→ **SET PROBLEM**
Answer with a number only: how many lines of the data contain "Write"?

□ □ □ □ □ □ □

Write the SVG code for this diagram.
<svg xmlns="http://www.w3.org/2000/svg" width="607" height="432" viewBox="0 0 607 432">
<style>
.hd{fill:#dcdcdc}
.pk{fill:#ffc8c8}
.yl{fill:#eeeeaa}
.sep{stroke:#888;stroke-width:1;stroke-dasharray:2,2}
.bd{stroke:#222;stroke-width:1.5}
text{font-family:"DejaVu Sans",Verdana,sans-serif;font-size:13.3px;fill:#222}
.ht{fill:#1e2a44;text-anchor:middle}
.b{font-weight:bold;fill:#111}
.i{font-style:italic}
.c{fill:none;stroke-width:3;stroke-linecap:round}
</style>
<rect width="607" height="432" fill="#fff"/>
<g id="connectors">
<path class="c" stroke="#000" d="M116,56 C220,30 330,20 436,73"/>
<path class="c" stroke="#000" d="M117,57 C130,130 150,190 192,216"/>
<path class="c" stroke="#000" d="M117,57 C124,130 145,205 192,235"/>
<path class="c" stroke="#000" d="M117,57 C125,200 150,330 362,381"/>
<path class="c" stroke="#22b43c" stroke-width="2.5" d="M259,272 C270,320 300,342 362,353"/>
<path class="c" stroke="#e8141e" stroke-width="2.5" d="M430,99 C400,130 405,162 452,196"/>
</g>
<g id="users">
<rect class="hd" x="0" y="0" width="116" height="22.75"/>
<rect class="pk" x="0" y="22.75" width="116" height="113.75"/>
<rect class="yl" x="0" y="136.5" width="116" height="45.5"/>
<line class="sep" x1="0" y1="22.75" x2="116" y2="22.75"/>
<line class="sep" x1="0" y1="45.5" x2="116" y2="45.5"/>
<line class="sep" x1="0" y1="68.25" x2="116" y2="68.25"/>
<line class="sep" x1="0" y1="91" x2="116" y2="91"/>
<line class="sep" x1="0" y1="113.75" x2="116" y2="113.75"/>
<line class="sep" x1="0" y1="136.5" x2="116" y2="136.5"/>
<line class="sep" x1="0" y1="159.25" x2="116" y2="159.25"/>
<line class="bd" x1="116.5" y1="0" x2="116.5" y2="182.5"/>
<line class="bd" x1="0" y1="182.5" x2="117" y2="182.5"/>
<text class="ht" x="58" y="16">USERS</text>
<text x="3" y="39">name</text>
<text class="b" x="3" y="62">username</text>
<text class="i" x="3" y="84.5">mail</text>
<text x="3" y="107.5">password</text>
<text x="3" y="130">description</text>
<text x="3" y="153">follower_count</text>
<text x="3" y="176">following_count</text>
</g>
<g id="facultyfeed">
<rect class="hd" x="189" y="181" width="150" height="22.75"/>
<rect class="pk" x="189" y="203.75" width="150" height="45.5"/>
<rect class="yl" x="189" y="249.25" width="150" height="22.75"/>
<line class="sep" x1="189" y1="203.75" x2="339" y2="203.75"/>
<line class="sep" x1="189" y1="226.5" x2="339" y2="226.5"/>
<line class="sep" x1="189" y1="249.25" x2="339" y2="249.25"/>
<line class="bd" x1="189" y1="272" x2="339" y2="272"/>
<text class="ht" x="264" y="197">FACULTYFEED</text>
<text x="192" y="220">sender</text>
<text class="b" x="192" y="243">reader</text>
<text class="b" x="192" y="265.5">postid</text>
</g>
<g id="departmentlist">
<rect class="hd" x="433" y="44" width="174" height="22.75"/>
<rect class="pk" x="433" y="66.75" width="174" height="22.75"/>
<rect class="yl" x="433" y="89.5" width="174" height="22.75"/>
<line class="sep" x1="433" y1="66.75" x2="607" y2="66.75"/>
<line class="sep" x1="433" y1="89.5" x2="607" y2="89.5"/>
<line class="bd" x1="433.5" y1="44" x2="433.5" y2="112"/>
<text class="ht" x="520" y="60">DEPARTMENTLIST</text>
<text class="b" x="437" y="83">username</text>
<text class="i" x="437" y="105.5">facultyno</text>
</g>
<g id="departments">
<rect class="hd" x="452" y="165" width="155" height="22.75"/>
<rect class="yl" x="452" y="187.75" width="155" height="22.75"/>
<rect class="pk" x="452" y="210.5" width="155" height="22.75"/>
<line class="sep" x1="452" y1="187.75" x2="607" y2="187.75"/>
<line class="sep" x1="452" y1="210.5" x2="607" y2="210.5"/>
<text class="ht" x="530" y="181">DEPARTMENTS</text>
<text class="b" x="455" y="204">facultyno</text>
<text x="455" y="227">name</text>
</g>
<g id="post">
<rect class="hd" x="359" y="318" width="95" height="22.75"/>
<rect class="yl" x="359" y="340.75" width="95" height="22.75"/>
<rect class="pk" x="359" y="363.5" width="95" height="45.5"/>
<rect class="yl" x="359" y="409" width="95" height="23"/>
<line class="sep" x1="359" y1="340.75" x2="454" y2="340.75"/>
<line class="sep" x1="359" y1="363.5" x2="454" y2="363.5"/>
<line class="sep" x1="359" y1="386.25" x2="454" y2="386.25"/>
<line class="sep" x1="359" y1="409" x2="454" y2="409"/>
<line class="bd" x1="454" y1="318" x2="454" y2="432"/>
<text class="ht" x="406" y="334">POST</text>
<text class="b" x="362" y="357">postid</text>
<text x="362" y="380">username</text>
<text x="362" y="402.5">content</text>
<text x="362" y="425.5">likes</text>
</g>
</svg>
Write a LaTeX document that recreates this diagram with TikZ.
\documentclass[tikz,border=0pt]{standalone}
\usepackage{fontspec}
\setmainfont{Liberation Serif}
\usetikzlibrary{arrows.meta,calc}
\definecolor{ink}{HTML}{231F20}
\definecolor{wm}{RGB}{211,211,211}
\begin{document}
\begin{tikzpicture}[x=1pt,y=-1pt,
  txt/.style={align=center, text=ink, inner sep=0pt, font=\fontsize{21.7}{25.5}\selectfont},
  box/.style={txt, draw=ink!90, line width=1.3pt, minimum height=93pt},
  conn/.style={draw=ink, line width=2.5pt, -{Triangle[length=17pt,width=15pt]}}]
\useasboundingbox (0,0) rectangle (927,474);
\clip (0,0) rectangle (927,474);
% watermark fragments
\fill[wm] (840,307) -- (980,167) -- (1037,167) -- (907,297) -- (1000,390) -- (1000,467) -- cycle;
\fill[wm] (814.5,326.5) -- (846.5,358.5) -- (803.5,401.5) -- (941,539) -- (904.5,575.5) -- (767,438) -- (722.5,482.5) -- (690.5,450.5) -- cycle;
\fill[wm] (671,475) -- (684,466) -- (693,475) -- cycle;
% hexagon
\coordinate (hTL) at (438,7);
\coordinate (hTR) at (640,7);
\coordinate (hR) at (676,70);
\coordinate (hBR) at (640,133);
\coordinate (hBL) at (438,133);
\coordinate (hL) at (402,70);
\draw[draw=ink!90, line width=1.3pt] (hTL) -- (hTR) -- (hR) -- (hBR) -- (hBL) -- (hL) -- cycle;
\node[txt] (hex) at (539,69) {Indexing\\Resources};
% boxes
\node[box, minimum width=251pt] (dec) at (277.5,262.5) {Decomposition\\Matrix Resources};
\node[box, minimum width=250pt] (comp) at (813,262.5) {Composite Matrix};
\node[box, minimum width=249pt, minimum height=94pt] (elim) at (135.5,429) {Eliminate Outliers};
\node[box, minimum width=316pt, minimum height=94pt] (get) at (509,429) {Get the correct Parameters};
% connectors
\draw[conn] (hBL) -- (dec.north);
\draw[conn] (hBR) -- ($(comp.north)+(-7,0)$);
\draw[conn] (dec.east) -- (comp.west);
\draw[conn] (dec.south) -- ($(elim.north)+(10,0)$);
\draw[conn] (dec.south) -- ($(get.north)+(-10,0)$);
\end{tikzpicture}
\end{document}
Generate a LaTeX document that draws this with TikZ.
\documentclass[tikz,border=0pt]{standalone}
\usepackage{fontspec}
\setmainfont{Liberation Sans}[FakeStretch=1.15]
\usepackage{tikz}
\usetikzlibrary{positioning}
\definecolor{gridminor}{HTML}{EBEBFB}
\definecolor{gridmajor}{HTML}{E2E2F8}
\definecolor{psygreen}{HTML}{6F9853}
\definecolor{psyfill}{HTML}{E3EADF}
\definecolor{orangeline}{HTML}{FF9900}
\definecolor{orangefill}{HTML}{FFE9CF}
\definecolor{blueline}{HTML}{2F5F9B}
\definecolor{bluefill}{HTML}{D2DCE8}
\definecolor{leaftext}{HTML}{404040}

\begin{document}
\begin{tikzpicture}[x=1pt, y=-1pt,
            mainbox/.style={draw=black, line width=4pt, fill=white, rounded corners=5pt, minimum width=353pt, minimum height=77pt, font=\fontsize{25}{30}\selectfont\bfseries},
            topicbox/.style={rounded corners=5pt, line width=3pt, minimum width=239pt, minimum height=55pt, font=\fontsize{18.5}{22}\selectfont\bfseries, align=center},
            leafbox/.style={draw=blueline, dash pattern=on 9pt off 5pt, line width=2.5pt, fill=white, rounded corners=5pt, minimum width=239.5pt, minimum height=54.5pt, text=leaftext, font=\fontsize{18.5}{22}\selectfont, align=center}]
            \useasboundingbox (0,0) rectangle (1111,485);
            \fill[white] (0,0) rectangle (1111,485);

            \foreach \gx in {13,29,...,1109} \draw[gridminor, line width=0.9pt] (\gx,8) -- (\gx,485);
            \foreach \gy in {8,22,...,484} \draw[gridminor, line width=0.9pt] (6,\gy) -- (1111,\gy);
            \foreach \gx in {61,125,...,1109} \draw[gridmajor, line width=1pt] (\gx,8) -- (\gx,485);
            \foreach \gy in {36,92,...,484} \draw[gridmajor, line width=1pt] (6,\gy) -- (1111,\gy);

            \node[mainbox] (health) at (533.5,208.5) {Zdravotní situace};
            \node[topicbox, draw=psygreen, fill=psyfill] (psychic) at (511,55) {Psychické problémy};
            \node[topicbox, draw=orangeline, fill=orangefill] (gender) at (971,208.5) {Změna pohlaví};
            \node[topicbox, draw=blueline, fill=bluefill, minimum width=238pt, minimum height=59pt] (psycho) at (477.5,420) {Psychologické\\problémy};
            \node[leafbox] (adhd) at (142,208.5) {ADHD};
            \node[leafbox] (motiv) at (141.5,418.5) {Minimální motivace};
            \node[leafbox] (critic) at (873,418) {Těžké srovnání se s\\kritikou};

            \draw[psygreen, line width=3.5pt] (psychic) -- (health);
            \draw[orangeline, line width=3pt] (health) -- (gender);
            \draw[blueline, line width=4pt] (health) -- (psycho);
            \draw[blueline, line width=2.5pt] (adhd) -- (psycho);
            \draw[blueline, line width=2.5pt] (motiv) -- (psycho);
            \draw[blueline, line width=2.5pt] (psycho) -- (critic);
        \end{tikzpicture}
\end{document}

□ □ □ □ □ □ □

→ **WORKED ANSWER**
2